* [TO BE DONE] Extract the first line of the entries below and every line after it up to the one containing "plt.rcParams['font.family'] = ['Open", both kept. Pictures are excluded.

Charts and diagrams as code

=-=-=

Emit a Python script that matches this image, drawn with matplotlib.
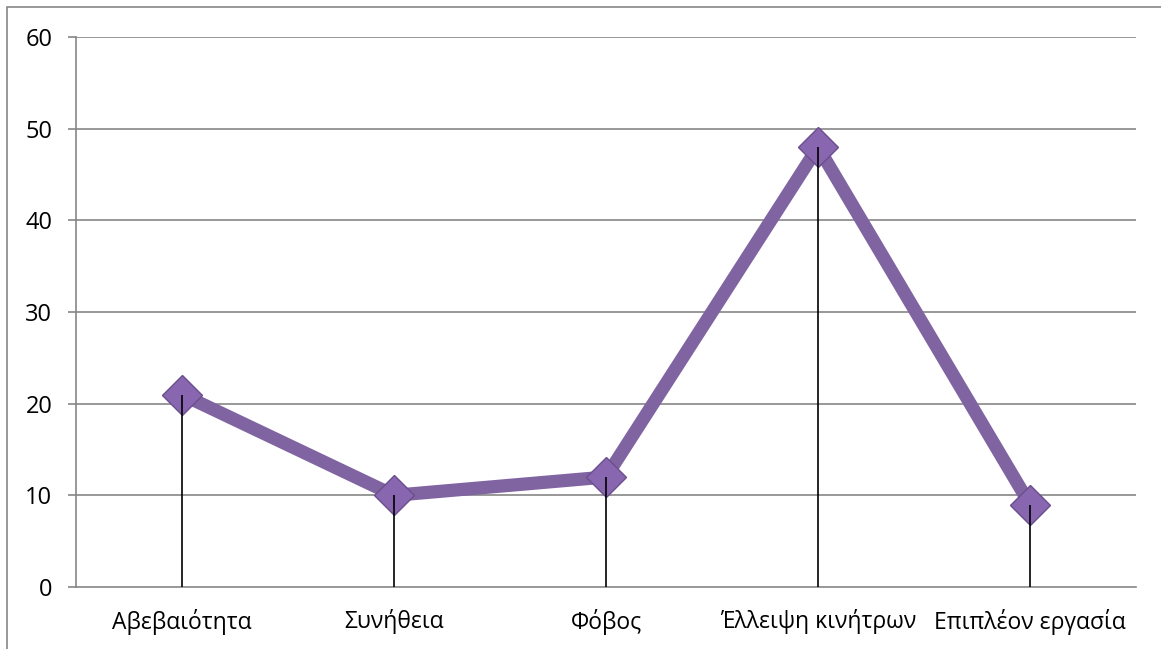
import matplotlib.pyplot as plt
from matplotlib.patches import Rectangle

# categories and values
categories = ["Αβεβαιότητα", "Συνήθεια", "Φόβος", "Έλλειψη κινήτρων", "Επιπλέον εργασία"]
values = [21, 10, 12, 48, 9]
yticks = [0, 10, 20, 30, 40, 50, 60]

plt.rcParams['font.family'] = ['Open Sans', 'DejaVu Sans']

W, H = 1161, 649
fig = plt.figure(figsize=(W / 100, H / 100), dpi=100)

# thin outer frame (only top/left visible in the reference)
fig.patches.append(Rectangle((7 / W, -0.01), 1.02, (H - 7) / H + 0.01,
                             transform=fig.transFigure, fill=False,
                             edgecolor='#868686', linewidth=1.2))

ax = fig.add_axes([76 / W, (H - 587) / H, (1136 - 76) / W, (587 - 37) / H])

x = list(range(len(categories)))

for yv in yticks[1:]:
    ax.axhline(yv, color='#868686', linewidth=1.2, zorder=1)

line_color = '#8064A2'
ax.plot(x, values, color=line_color, linewidth=9.5, solid_capstyle='round',
        solid_joinstyle='round', zorder=3)
ax.plot(x, values, linestyle='none', marker='D', markersize=20,
        markerfacecolor='#8866B0', markeredgecolor='#6A4F8C',
        markeredgewidth=1.0, zorder=4)
# drop lines drawn over markers as in the reference
ax.vlines(x, 0, values, color='black', linewidth=1.2, zorder=5)

ax.set_xlim(-0.5, len(categories) - 0.5)
ax.set_ylim(0, 60)
ax.set_yticks(yticks)
ax.set_xticks(x)
ax.set_xticklabels(categories, fontsize=16.5)
ax.tick_params(axis='y', labelsize=17, length=6, width=1.2, color='#868686', pad=11)
ax.tick_params(axis='x', length=0, pad=16)

for side in ['top', 'right']:
    ax.spines[side].set_visible(False)
for side in ['left', 'bottom']:
    ax.spines[side].set_color('#868686')
    ax.spines[side].set_linewidth(1.2)

fig.savefig('out.png', dpi=100)
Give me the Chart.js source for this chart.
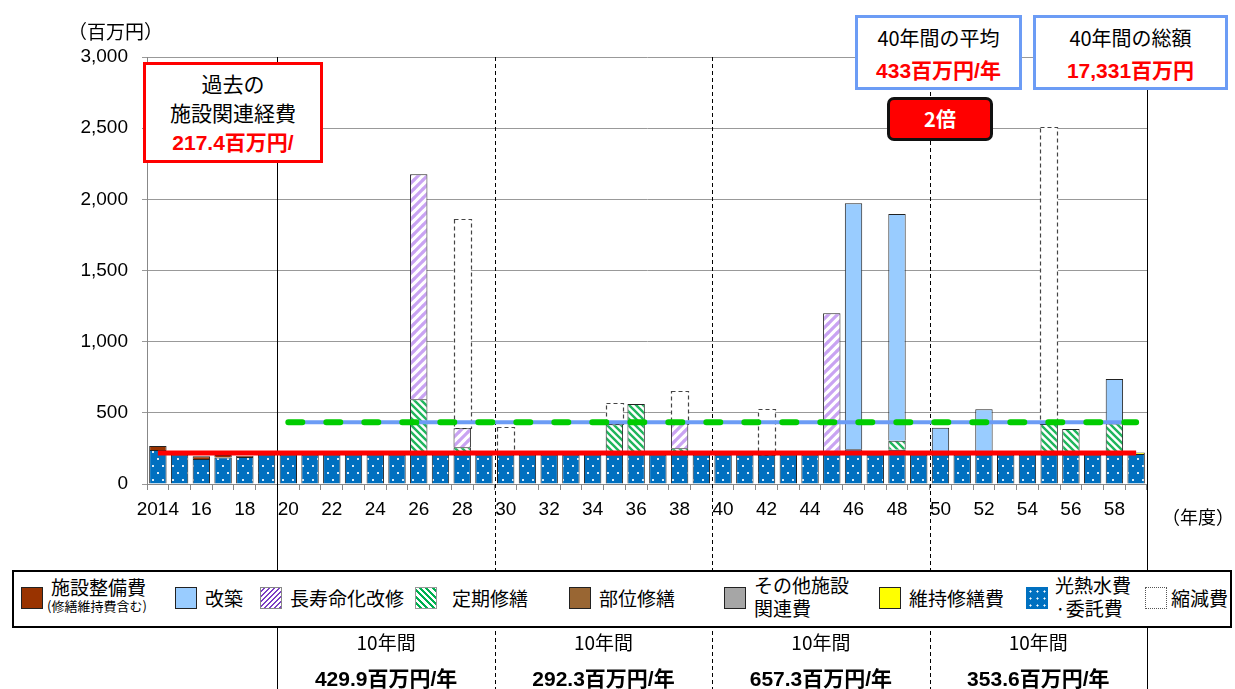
<!DOCTYPE html>
<html>
<head>
<meta charset="utf-8">
<script src="https://cdn.jsdelivr.net/npm/chart.js@4.4.0/dist/chart.umd.min.js"></script>
<style>
body { margin: 0; background: #fff; }
#wrap { position: relative; width: 1235px; height: 689px; overflow: hidden; font-family: "Noto Sans CJK JP", sans-serif; color: #000; }
#c { position: absolute; left: 0; top: 0; }
.abs { position: absolute; }
.box { position: absolute; box-sizing: border-box; background: #fff; text-align: center; }
.red { color: #ff0000; font-weight: bold; font-family: "Liberation Sans", "Noto Sans CJK JP", sans-serif; }
#legend { position: absolute; left: 12px; top: 570px; width: 1220px; height: 58px; box-sizing: border-box; border: 2px solid #000; background: #fff; }
.sw { position: absolute; top: 15px; width: 22px; height: 22px; box-sizing: border-box; border: 1px solid #222; }
.lt { position: absolute; font-size: 19px; line-height: 22px; white-space: nowrap; }
.col { position: absolute; width: 200px; margin-left: -100px; text-align: center; white-space: nowrap; }
</style>
</head>
<body>
<div id="wrap">
<canvas id="c" width="1235" height="689"></canvas>

<div class="abs" style="left:68px;top:17px;font-size:19px;">（百万円）</div>
<div class="abs" style="left:1162px;top:503px;font-size:18px;">（年度）</div>

<div class="box" style="left:143px;top:62px;width:180px;height:101px;border:3px solid #ff0000;font-size:21px;line-height:29px;padding-top:4px;">
  過去の<br>施設関連経費<br><span class="red" style="font-size:21px;">217.4百万円/</span>
</div>
<div class="box" style="left:855px;top:15px;width:167px;height:75px;border:3px solid #6c9cf5;font-size:20px;line-height:32px;padding-top:4px;">
  40年間の平均<br><span class="red" style="font-size:21px;">433百万円/年</span>
</div>
<div class="box" style="left:1033px;top:15px;width:195px;height:75px;border:3px solid #6c9cf5;font-size:20px;line-height:32px;padding-top:4px;">
  40年間の総額<br><span class="red" style="font-size:21px;">17,331百万円</span>
</div>
<div class="box" style="left:887px;top:97px;width:106px;height:44px;border:3px solid #111;border-radius:7px;background:#ff0000;color:#fff;font-weight:bold;font-size:20px;line-height:38px;">2倍</div>

<div id="legend">
  <div class="sw" style="left:7px;background:#993300;"></div>
  <div class="lt" style="left:37px;top:4px;">施設整備費</div>
  <div class="lt" style="left:33px;top:26px;font-size:13px;line-height:16px;">(修繕維持費含む)</div>

  <div class="sw" style="left:161px;background:#99ccff;"></div>
  <div class="lt" style="left:191px;top:15px;">改築</div>

  <div class="sw" style="left:246px;border-color:#888;background:repeating-linear-gradient(135deg,#fff 0 2px,#7b3fc4 2px 3.5px);"></div>
  <div class="lt" style="left:276px;top:15px;">長寿命化改修</div>

  <div class="sw" style="left:401px;border-color:#999;background:repeating-linear-gradient(45deg,#fff 0 2.5px,#00b050 2.5px 4.5px);"></div>
  <div class="lt" style="left:438px;top:15px;">定期修繕</div>

  <div class="sw" style="left:555px;background:#996633;"></div>
  <div class="lt" style="left:585px;top:15px;">部位修繕</div>

  <div class="sw" style="left:710px;background:#a6a6a6;"></div>
  <div class="lt" style="left:740px;top:2px;">その他施設</div>
  <div class="lt" style="left:740px;top:25px;">関連費</div>

  <div class="sw" style="left:865px;background:#ffff00;"></div>
  <div class="lt" style="left:895px;top:15px;">維持修繕費</div>

  <div class="sw" style="left:1012px;border-color:#0070c0;background-color:#0070c0;background-image:radial-gradient(#fff 0.8px,transparent 1.3px);background-size:7px 7px;"></div>
  <div class="lt" style="left:1041px;top:2px;">光熱水費</div>
  <div class="lt" style="left:1041px;top:25px;">·委託費</div>

  <div class="sw" style="left:1131px;border:1px dotted #555;background:#fff;"></div>
  <div class="lt" style="left:1157px;top:15px;">縮減費</div>
</div>

<div id="table"></div>
</div>

<script>
// 年度
const years = [2014, 2015, 2016, 2017, 2018, 2019, 2020, 2021, 2022, 2023,
               2024, 2025, 2026, 2027, 2028, 2029, 2030, 2031, 2032, 2033,
               2034, 2035, 2036, 2037, 2038, 2039, 2040, 2041, 2042, 2043,
               2044, 2045, 2046, 2047, 2048, 2049, 2050, 2051, 2052, 2053,
               2054, 2055, 2056, 2057, 2058, 2059];
const tickLabels = ['2014', '16', '18', '20', '22', '24', '26', '28', '30', '32', '34', '36',
                    '38', '40', '42', '44', '46', '48', '50', '52', '54', '56', '58'];

// 百万円
const utility    = [239, 205, 176, 186, 190, 205, 205, 205, 205, 205,
                    205, 205, 205, 205, 205, 205, 205, 205, 205, 205,
                    205, 205, 205, 205, 205, 205, 205, 205, 205, 205,
                    205, 205, 245, 205, 240, 205, 205, 205, 205, 205,
                    205, 205, 205, 205, 205, 210];
const facility   = [28, 0, 19, 18, 7, 0, 0, 0, 0, 0, 0, 0, 0, 0, 0, 0, 0, 0, 0, 0, 0, 0, 0,
                    0, 0, 0, 0, 0, 0, 0, 0, 0, 0, 0, 0, 0, 0, 0, 0, 0, 0, 0, 0, 0, 0, 0];
const partRepair = [0, 0, 0, 0, 0, 0, 0, 0, 0, 0, 0, 0, 0, 0, 0, 0, 0, 0, 0, 0, 0, 0, 0,
                    0, 0, 0, 0, 0, 0, 0, 0, 0, 0, 0, 0, 0, 0, 0, 0, 0, 0, 0, 0, 0, 0, 0];
const otherCost  = [0, 0, 0, 0, 0, 0, 0, 0, 0, 0, 0, 0, 0, 0, 0, 0, 0, 0, 0, 0, 0, 0, 0,
                    0, 0, 0, 0, 0, 0, 0, 0, 0, 0, 0, 0, 0, 0, 0, 0, 0, 0, 0, 0, 0, 0, 0];
const maintCost  = [0, 0, 0, 0, 0, 0, 0, 0, 0, 0, 0, 0, 0, 0, 0, 0, 0, 0, 0, 0, 0, 0, 0,
                    0, 0, 0, 0, 0, 0, 0, 0, 0, 0, 0, 0, 0, 0, 0, 0, 0, 0, 0, 0, 0, 0, 12];
const periodic   = [0, 0, 0, 0, 0, 0, 0, 0, 0, 0, 0, 0, 390, 0, 53, 0, 0, 0, 0, 0, 0, 214, 357,
                    0, 46, 0, 0, 0, 0, 0, 0, 0, 0, 0, 64, 0, 0, 0, 0, 0, 0, 217, 181, 0, 220, 0];
const longLife   = [0, 0, 0, 0, 0, 0, 0, 0, 0, 0, 0, 0, 1581, 0, 133, 0, 0, 0, 0, 0, 0, 0, 0,
                    0, 175, 0, 0, 0, 0, 0, 0, 994, 0, 0, 0, 0, 0, 0, 0, 0, 0, 0, 0, 0, 0, 0];
const rebuild    = [0, 0, 0, 0, 0, 0, 0, 0, 0, 0, 0, 0, 0, 0, 0, 0, 0, 0, 0, 0, 0, 0, 0,
                    0, 0, 0, 0, 0, 0, 0, 0, 0, 1727, 0, 1593, 0, 191, 0, 320, 0, 0, 0, 0, 0, 313, 0];
const reduction  = [0, 0, 0, 0, 0, 0, 0, 0, 0, 0, 0, 0, 0, 0, 1469, 0, 193, 0, 0, 0, 0, 148, 0,
                    0, 230, 0, 0, 0, 320, 0, 0, 0, 0, 0, 0, 0, 0, 0, 0, 0, 0, 2089, 0, 0, 0, 0];

const pastAvg = 217.4;
const futureAvg = 433;
const futureStart = 2020;
const decadeStarts = [2020, 2030, 2040, 2050];
const decadeAvgs = ['429.9', '292.3', '657.3', '353.6'];

function makePattern(kind) {
  const c = document.createElement('canvas');
  const g = c.getContext('2d');
  if (kind === 'dots') {
    c.width = 10; c.height = 14;
    g.fillStyle = '#0070c0'; g.fillRect(0, 0, 10, 14);
    g.fillStyle = 'rgba(255,255,255,0.85)';
    g.fillRect(2, 3, 2, 2); g.fillRect(7, 10, 2, 2);
  } else {
    const s = kind === 'purple' ? 9 : 7;
    c.width = s; c.height = s;
    g.fillStyle = '#fff'; g.fillRect(0, 0, s, s);
    g.strokeStyle = kind === 'purple' ? '#c9a3f2' : '#1fb55c';
    g.lineWidth = kind === 'purple' ? 3.2 : 2.4;
    g.beginPath();
    if (kind === 'purple') {
      g.moveTo(-1, 1); g.lineTo(1, -1);
      g.moveTo(0, s); g.lineTo(s, 0);
      g.moveTo(s - 1, s + 1); g.lineTo(s + 1, s - 1);
    } else {
      g.moveTo(0, 0); g.lineTo(s, s);
      g.moveTo(-1, s - 1); g.lineTo(1, s + 1);
      g.moveTo(s - 1, -1); g.lineTo(s + 1, 1);
    }
    g.stroke();
  }
  return g.createPattern(c, 'repeat');
}

const labels = years.map(String);
const nz = arr => arr.map(v => v || null);

function bar(label, data, bg, extra) {
  return Object.assign({
    type: 'bar', label: label, data: nz(data), backgroundColor: bg,
    borderColor: '#222', borderWidth: 1, barPercentage: 0.8, categoryPercentage: 1,
    stack: 'cost', order: 1
  }, extra || {});
}

const reductionIndex = 8;

// 縮減費の点線枠とグラフ下の区切り線
const extras = {
  id: 'extras',
  beforeDatasetsDraw(chart) {
    const x = chart.scales.x, area = chart.chartArea, ctx = chart.ctx;
    const step = x.getPixelForValue(1) - x.getPixelForValue(0);
    ctx.save();
    ctx.strokeStyle = '#000';
    ctx.lineWidth = 1;
    decadeStarts.forEach((yr, i) => {
      const px = Math.round(x.getPixelForValue(years.indexOf(yr)) - step / 2) + 0.5;
      ctx.setLineDash(i === 0 ? [] : [4, 3]);
      ctx.beginPath(); ctx.moveTo(px, area.top); ctx.lineTo(px, chart.height); ctx.stroke();
    });
    ctx.setLineDash([]);
    const rx = Math.round(area.right) + 0.5;
    ctx.beginPath(); ctx.moveTo(rx, area.top); ctx.lineTo(rx, chart.height); ctx.stroke();
    ctx.restore();
  },
  afterDatasetDraw(chart, args) {
    if (args.index !== reductionIndex) return;
    const ctx = chart.ctx;
    ctx.save();
    ctx.strokeStyle = '#444';
    ctx.lineWidth = 1.2;
    ctx.setLineDash([4, 3]);
    args.meta.data.forEach((el, i) => {
      if (!reduction[i]) return;
      const left = el.x - el.width / 2;
      ctx.strokeRect(Math.round(left) + 0.5, Math.round(el.y) + 0.5, Math.round(el.width), Math.round(el.base - el.y));
    });
    ctx.restore();
  }
};

const chart = new Chart(document.getElementById('c'), {
  data: {
    labels: labels,
    datasets: [
      bar('光熱水費・委託費', utility, makePattern('dots')),
      bar('施設整備費', facility, '#993300'),
      bar('部位修繕', partRepair, '#996633'),
      bar('その他施設関連費', otherCost, '#a6a6a6'),
      bar('維持修繕費', maintCost, '#ffff00'),
      bar('定期修繕', periodic, makePattern('green')),
      bar('長寿命化改修', longLife, makePattern('purple')),
      bar('改築', rebuild, '#99ccff'),
      bar('縮減費', reduction, '#ffffff', { borderWidth: 0 }),
      {
        type: 'line', label: '過去の平均',
        data: [{ x: labels[0], y: pastAvg }, { x: labels[labels.length - 1], y: pastAvg }],
        borderColor: '#ff0000', borderWidth: 5, pointRadius: 0, stack: 'past', order: 0
      },
      {
        type: 'line', label: '40年間の平均(緑)',
        data: [{ x: String(futureStart), y: futureAvg }, { x: labels[labels.length - 1], y: futureAvg }],
        borderColor: '#00cc00', borderWidth: 6, borderDash: [14, 24], borderCapStyle: 'round',
        pointRadius: 0, stack: 'avgG', order: 0
      },
      {
        type: 'line', label: '40年間の平均',
        data: [{ x: String(futureStart), y: futureAvg }, { x: labels[labels.length - 1], y: futureAvg }],
        borderColor: '#6c9cf5', borderWidth: 4, pointRadius: 0, stack: 'avgB', order: 0.5
      }
    ]
  },
  options: {
    responsive: false,
    animation: false,
    devicePixelRatio: 1,
    layout: { padding: { left: 37, top: 57, right: 88, bottom: 0 } },
    plugins: { legend: { display: false }, tooltip: { enabled: false } },
    scales: {
      x: {
        stacked: true,
        offset: true,
        grid: { offset: true, drawOnChartArea: false, drawTicks: true, tickLength: 6, color: '#888' },
        border: { color: '#888' },
        ticks: {
          autoSkip: false, maxRotation: 0, padding: 8, color: '#000',
          font: { size: 19, family: 'Liberation Sans' },
          callback: (v, i) => (i % 2 === 0 ? tickLabels[i / 2] : '')
        },
        afterFit: s => { s.height = 205; }
      },
      y: {
        stacked: true,
        min: 0, max: 3000,
        grid: { color: '#999', tickLength: 5 },
        border: { color: '#888' },
        ticks: {
          stepSize: 500, padding: 14, color: '#000',
          font: { size: 19, family: 'Liberation Sans' },
          callback: v => v.toLocaleString('en-US')
        },
        afterFit: s => { s.width = 110; }
      }
    }
  },
  plugins: [extras]
});

// 10年間ごとの平均表
const table = document.getElementById('table');
const xs = chart.scales.x;
decadeStarts.forEach((yr, i) => {
  const i0 = years.indexOf(yr);
  const cx = (xs.getPixelForValue(i0) + xs.getPixelForValue(i0 + 9)) / 2;
  const a = document.createElement('div');
  a.className = 'col';
  a.style.left = cx + 'px'; a.style.top = '628px'; a.style.fontSize = '19px';
  a.textContent = '10年間';
  const b = document.createElement('div');
  b.className = 'col';
  b.style.left = cx + 'px'; b.style.top = '662px'; b.style.fontSize = '21px'; b.style.fontWeight = 'bold';
  b.style.fontFamily = '"Liberation Sans Narrow","Liberation Sans","Noto Sans CJK JP",sans-serif';
  b.textContent = decadeAvgs[i] + '百万円/年';
  table.appendChild(a); table.appendChild(b);
});
</script>
</body>
</html>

=-=-=

* [RESPONSE TO THE TASK]
Emit a Python script that matches this image, drawn with matplotlib.
import matplotlib.pyplot as plt
from matplotlib.patches import Rectangle

# categories and values
categories = ["Αβεβαιότητα", "Συνήθεια", "Φόβος", "Έλλειψη κινήτρων", "Επιπλέον εργασία"]
values = [21, 10, 12, 48, 9]
yticks = [0, 10, 20, 30, 40, 50, 60]

plt.rcParams['font.family'] = ['Open Sans', 'DejaVu Sans']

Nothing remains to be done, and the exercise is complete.